Above and beyond this was his love and commitment to his family. They were his world. His brother Bahri, the face of Weikfield and perhaps better known than SP himself, worked side by side with him with utmost respect and devotion. Through all the years and changes in his life, the memory of his love for his parents remained fresh in his heart. Perhaps it was this which took him back to Rawalpindi, to visit his childhood home. Perhaps it was this which made him a constant crusader for peace between India and Pakistan.

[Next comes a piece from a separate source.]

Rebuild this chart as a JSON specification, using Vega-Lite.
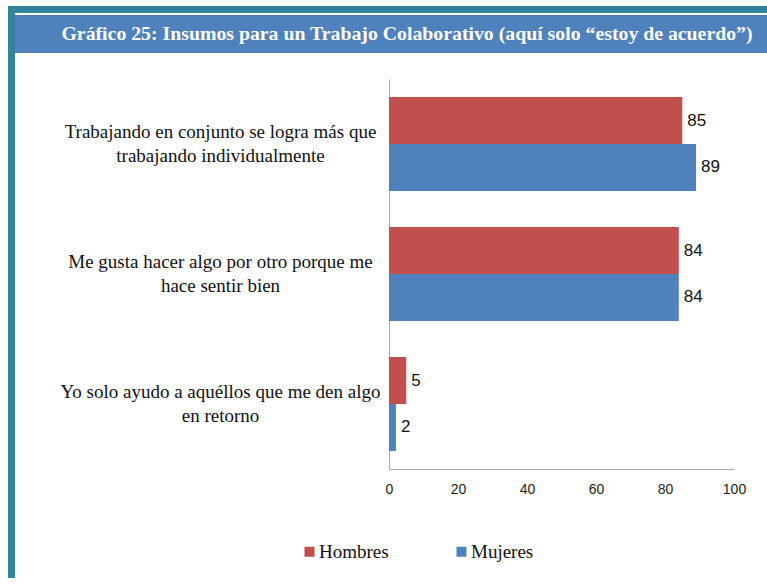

SP Malhotra is survived by his wife Rajinder, his sons Mukesh, Puneet, Ashwini, and his daughters Urvashi and Pooja. As a young bride, Rajinder reared SP’s little brothers as her own children. In his autobiography he writes, “Jinder came into my life with a quiet warmth which has continued to grow. As the years have passed, her magnificent inner beauty has also grown day by day. And she has stood by my side every step of the way, hardworking, self-denying, utterly practical, consolidating all that I have built, growing together from childhood to adulthood, and stepping gracefully and comfortably with me into old age.”
While SP Malhotra’s sons have ably multiplied his business and assets, his two daughters have honoured his legacy by achieving exceptional success in their chosen fields of education and art respectively.